Il corpo di Lucifero non è un bello spettacolo: ferite sanguinanti infestate da mosche e moscerini, la lingua penzoloni, gli occhi annacquati. Lorenzo non riesce a trattenere le lacrime e gli inginocchia vicino.
All’improvviso però il cane lo fissa piantando gli occhi dentro quelli di Lorenzo e poi una voce: “Te la stai facendo sotto, eh? Puoi stare tranquillo: il tuo momento non è ancora arrivato. Ci rivedremo molto presto e allora regoleremo i conti. Questo è solo l’inizio!”
Questa ultima frase arriva nella testa di Lorenzo con il tono di un urlo acuto e perforante, un grido disperato. Il cane tossisce, poi esala l’ultimo respiro: grumi di sangue e catarro gli escono dalle fauci.
Lorenzo fissa a lungo il cadavere di Lucifero e poi il grumo sputato: c’è qualcosa che si muoveva in mezzo a quella roba. Era qualcosa di bianco, minuscolo e stava strisciando fuori: erano vermi, vermi bianchi.
Il potere dell’amicizia
Lorenzo non se la sente di raccontare quello che gli è successo ai suoi amici Carlo, Filippo e Maria, si sentiva spento, svuotato di ogni energia. La morte di Lucifero, però, non è l’unica della giornata: sette capi di ogni gregge di pastore sono morti, una pila di pecore stecchite.
Sta succedendo qualcosa di strano e in paese si comincia a parlare di Lei, di qualcosa che era accaduto tempo fa e stava tornando. C’è una strega a Lunamadre? C’è stata, centosette anni fa per la precisione.

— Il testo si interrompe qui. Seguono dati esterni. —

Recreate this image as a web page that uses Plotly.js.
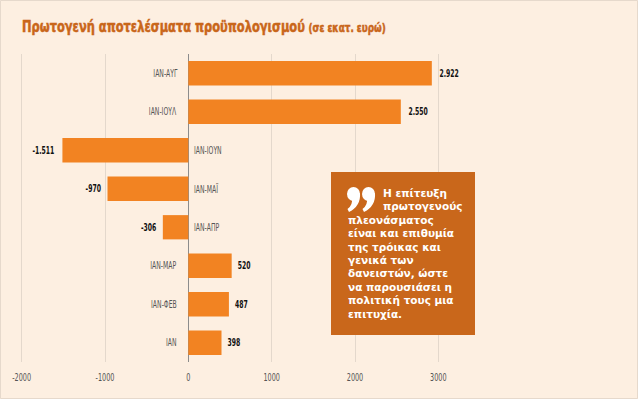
<!DOCTYPE html>
<html><head><meta charset="utf-8">
<script src="https://cdn.plot.ly/plotly-3.0.1.min.js"></script>
<style>html,body{margin:0;padding:0;background:#fdefe1;}</style>
</head><body>
<div id="chart" style="width:638px;height:399px;"></div>
<script>
const categories = ['ΙΑΝ','ΙΑΝ-ΦΕΒ','ΙΑΝ-ΜΑΡ','ΙΑΝ-ΑΠΡ','ΙΑΝ-ΜΑΪ','ΙΑΝ-ΙΟΥΝ','ΙΑΝ-ΙΟΥΛ','ΙΑΝ-ΑΥΓ'];
const values = [398, 487, 520, -306, -970, -1511, 2550, 2922];
const tickValues = [-2000, -1000, 0, 1000, 2000, 3000];
const tickLabels = ['-2000', '-1000', '0', '1000', '2000', '3000'];
const titleText = 'Πρωτογενή αποτελέσματα προϋπολογισμού';
const subtitleText = '(σε εκατ. ευρώ)';
const quoteLines = ['Η επίτευξη','πρωτογενούς','πλεονάσματος','είναι και επιθυμία','της τρόικας και','γενικά των','δανειστών, ώστε','να παρουσιάσει η','πολιτική τους μια','επιτυχία.'];

const W = 638, H = 399;
const M = {l: 5, r: 8, t: 54, b: 37, pad: 0};
const px = x => (x - M.l) / (W - M.l - M.r);
const py = y => (H - M.b - y) / (H - M.t - M.b);
const NARROW = 'DejaVu Sans Condensed, sans-serif';

const trace = {
  type: 'bar', orientation: 'h',
  y: categories, x: values,
  marker: {color: '#f28322'},
  texttemplate: '%{x:,}',
  textposition: 'outside',
  textfont: {family: NARROW, size: 10, color: '#111', weight: 'bold'},
  cliponaxis: false,
  hoverinfo: 'skip'
};

const annotations = categories.map((c, i) => ({
  x: 0, y: c, xref: 'x', yref: 'y',
  text: c, showarrow: false,
  xanchor: values[i] >= 0 ? 'right' : 'left',
  align: values[i] >= 0 ? 'right' : 'left',
  xshift: values[i] >= 0 ? -9 : 4,
  font: {family: NARROW, size: 10, color: '#555'}
}));
const nCatAnn = annotations.length;

quoteLines.forEach((t, i) => {
  annotations.push({
    xref: 'paper', yref: 'paper',
    x: px(i < 2 ? 381 : 346), y: py(193 + i * 13.4),
    xanchor: 'left', yanchor: 'middle', showarrow: false,
    text: '<b>' + t + '</b>',
    font: {family: 'DejaVu Sans', size: 10.5, color: '#ffffff'}
  });
});

function quoteMark(x0, y0) {
  const p = (x, y) => px(x) + ',' + py(y);
  return [
    {type: 'circle', xref: 'paper', yref: 'paper', x0: px(x0), x1: px(x0 + 13), y0: py(y0), y1: py(y0 + 14),
     fillcolor: '#ffffff', line: {width: 0}},
    {type: 'path', xref: 'paper', yref: 'paper',
     path: 'M' + p(x0 + 13, y0 + 6) + ' Q' + p(x0 + 14, y0 + 19) + ' ' + p(x0 + 2, y0 + 25) +
           ' L' + p(x0 + 0.5, y0 + 22) + ' Q' + p(x0 + 6, y0 + 18) + ' ' + p(x0 + 5, y0 + 11) + ' Z',
     fillcolor: '#ffffff', line: {width: 0}}
  ];
}

const shapes = [
  {type: 'rect', xref: 'paper', yref: 'paper', x0: px(331), x1: px(475), y0: py(172), y1: py(335),
   fillcolor: '#c9671b', line: {width: 0}, layer: 'above'},
  ...quoteMark(347, 187), ...quoteMark(362, 187),
  {type: 'rect', xref: 'paper', yref: 'paper', x0: px(0.5), x1: px(637.5), y0: py(0.5), y1: py(398.5),
   fillcolor: 'rgba(0,0,0,0)', line: {width: 1, color: '#e6d9cc'}}
];

const layout = {
  width: W, height: H, margin: M,
  paper_bgcolor: '#fdefe1', plot_bgcolor: '#fdefe1',
  separators: ',.',
  showlegend: false,
  bargap: 0.37,
  title: {
    text: '<b>' + titleText + '</b> <span style="font-size:12px"><b>' + subtitleText + '</b></span>',
    x: 22 / W, xref: 'container', xanchor: 'left',
    y: 1 - 27 / H, yref: 'container', yanchor: 'middle',
    font: {family: NARROW, size: 15.5, color: '#c9661a'}
  },
  xaxis: {
    range: [-2200, 5300], tickvals: tickValues, ticktext: tickLabels,
    showgrid: true, gridcolor: '#e4d8cc', gridwidth: 1,
    zeroline: true, zerolinecolor: '#8c8c8c', zerolinewidth: 1,
    showline: false, ticks: '', ticklabelstandoff: 8,
    tickfont: {family: NARROW, size: 10, color: '#555'},
    fixedrange: true
  },
  yaxis: {
    range: [-0.5, 7.5], showticklabels: false, showgrid: false, zeroline: false,
    showline: false, ticks: '', fixedrange: true
  },
  annotations: annotations,
  shapes: shapes
};

function squeeze(el, f) {
  const w = el.getComputedTextLength();
  if (w > 0) {
    el.setAttribute('textLength', (w * f).toFixed(2));
    el.setAttribute('lengthAdjust', 'spacingAndGlyphs');
  }
}

Plotly.newPlot('chart', [trace], layout, {displayModeBar: false, staticPlot: true}).then(gd => {
  gd.querySelectorAll('.xtick text').forEach(el => squeeze(el, 0.72));
  gd.querySelectorAll('text.bartext').forEach(el => squeeze(el, 0.68));
  gd.querySelectorAll('g.annotation').forEach(g => {
    const idx = +g.getAttribute('data-index');
    if (idx < nCatAnn) {
      const t = g.querySelector('text.annotation-text');
      if (t) squeeze(t, 0.68);
    }
  });
  const title = gd.querySelector('.gtitle');
  if (title) {
    title.style.transformBox = 'fill-box';
    title.style.transformOrigin = '0% 50%';
    title.style.transform = 'scaleX(0.82)';
    title.style.stroke = '#c9661a';
    title.style.strokeWidth = '0.5px';
  }
});
</script>
</body></html>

Sono storie per bambini che mettono solo paura, non c’è niente di vero. O forse sì. Carlo, Filippo e Maria vorrebbero saperne di più, ma gli adulti sono ben attenti a parlare sottovoce, pronunciando frasi a mezza bocca e in dialetto stretto. Una lingua quasi inaccessibile che custodisce storie che a volte è meglio non raccontare.
Le storie da raccontare
Ogni piccolo paese ha le sue storie, i suoi personaggi, i suoi canti. Sono comunità vive. Ciascuna delle quali ha sua storia da raccontare, cantare e dipingere.
Il canto a tenore è un’espressione di quattro persone: la voce del solista canta il testo di una poesia, gli dà una melodia, un’interpretazione personale, una nota caratteristica. Gli altri rispondono cantando un accordo.
La poesia è bella da cantare, ma il tenore la dipinge. È cantare, ma anche raccontare.